Turkish car sales slump, underscoring economic slowdown

Turkish car and light commercial vehicle sales slumped in June from a year ago, in perhaps the starkest example of how a slide in the lira and higher interest rates have impacted the economy.

Sales of the commercial vehicles sank 44 percent from June 2017 to 9,912 units, the Automotive Distributors Association said on Tuesday. Car sales fell 38 percent to 41.225 units, it said.

The lira has fallen about 20 percent against the dollar this year, paring demand for imported vehicles whose price alters according to exchange rate fluctuations. The lira’s decline forced the central bank to increase interest rates by 425 basis points to 17.75 percent in May and June, prompting banks to raise their own rates on car loans to more than 20 percent.

The slump in sales in June was more than three times the 11.9 percent decrease for the first six months of the year, the data showed.

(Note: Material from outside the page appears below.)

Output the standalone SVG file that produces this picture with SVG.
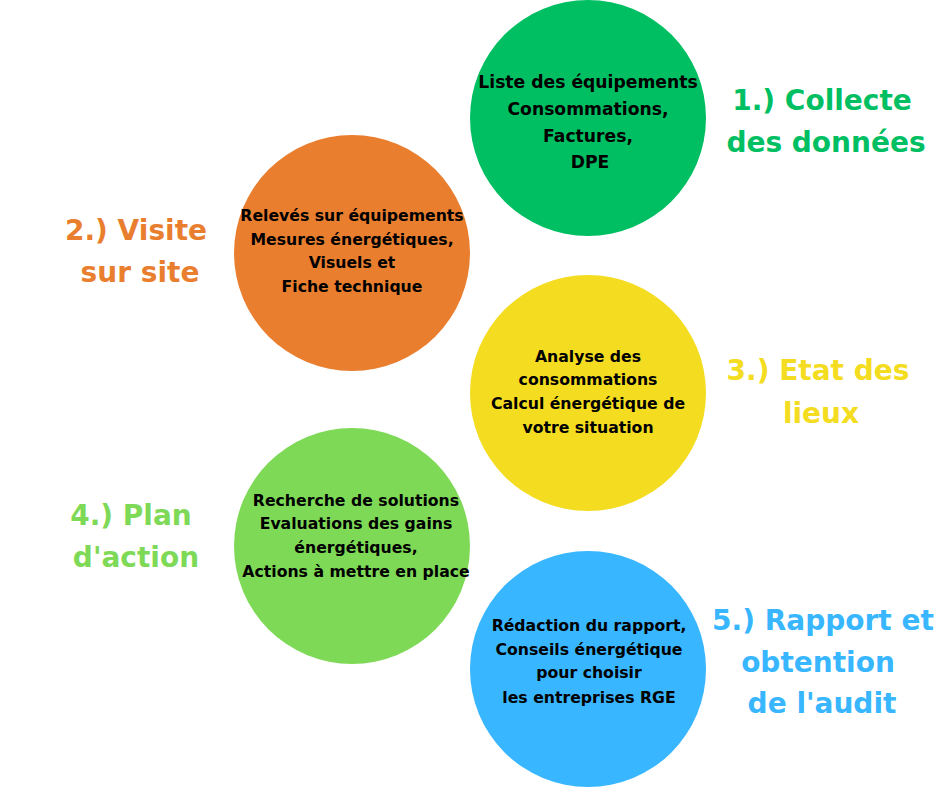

President Recep Tayyip Erdogan’s government won twin presidential and parliamentary elections on June 24 pledging to continue with a program of economic growth and to tackle inflation. Erdogan has yet to announce his new economic team, expected to be based in committees tied to the presidential palace, rather than at ministries. The change in economic management comes after Erdogan gained increased powers at the election, which followed a public referendum on the role of the presidency in April last year.

The decline in car sales followed preliminary data for the trade balance on Monday, which showed imports and exports declining in June, with imports falling at a faster pace of a yearly 8.9 percent.

Inflation surged to 15.4 percent in June, the highest rate since 2003, from 12.2 percent in May as the lira’s decline impacted prices. The data may force the central bank into another rate increase, further paring demand for goods such as cars.